Dueling over Multiple Pieces of Dessert
Simina Brânzei, Reed Phillips
TL;DR
This work studies repeated two-player cake-cutting where Alice, as the Stackelberg leader, partitions the cake and Bob chooses a piece each round. It reveals sharp learnability boundaries: with fully measurable cuts, Alice cannot achieve strongly sublinear regret against even a myopic Bob; but when restricting to at most $k$ cuts, the learning landscape becomes tractable and yields distinct regret regimes depending on Bob’s suspected learning rate (public vs private) and his strategic sophistication (myopic vs non-myopic). The results provide tight (up to polylog factors) upper and lower bounds for $k=2$ and $k\ge3$ cuts, including regimes with public $\alpha$-regret budgets and adaptive strategies, and extend to a Robertson-Webb query-model corollary detailing $\varepsilon$-Stackelberg allocations via $O(k/\varepsilon)$ queries. Collectively, the findings illuminate the fundamental trade-offs between partitioning flexibility and learnability in repeated Stackelberg-style cake cutting, with implications for online learning in strategic division problems and for query-complexity in classical cake-cutting models.
Abstract
We study the dynamics of repeated fair division between two players, Alice and Bob, where Alice partitions a cake into two subsets and Bob chooses his preferred one over $T$ rounds. Alice aims to minimize her regret relative to the Stackelberg value -- the maximum utility she could achieve if she knew Bob's private valuation.

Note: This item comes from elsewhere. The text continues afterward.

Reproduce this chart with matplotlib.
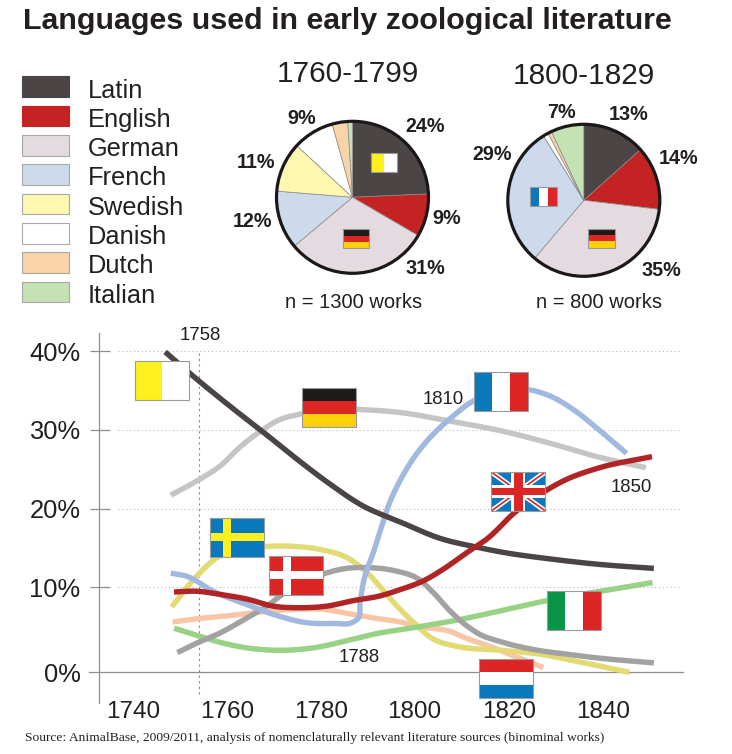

We show that if Alice uses arbitrary measurable partitions, achieving strongly sublinear regret is impossible; she suffers a regret of $Ω\Bigl(\frac{T}{\log^2 T}\Bigr)$ regret even against a myopic Bob. However, when Alice uses at most $k$ cuts, the learning landscape becomes tractable. We analyze Alice's performance based on her knowledge of Bob's strategic sophistication (his regret budget). When Bob's learning rate is public, we establish a hierarchy of polynomial regret bounds determined by $k$ and Bob's regret budget. In contrast, when this learning rate is private, Alice can universally guarantee $O\Bigl(\frac{T}{\log T}\Bigr)$ regret, but any attempt to secure a polynomial rate $O(T^β)$ (for $β< 1$) leaves her vulnerable to incurring strictly linear regret against some Bob. Finally, as a corollary of our online learning dynamics, we characterize the randomized query complexity of finding approximate Stackelberg allocations with a constant number of cuts in the Robertson-Webb model.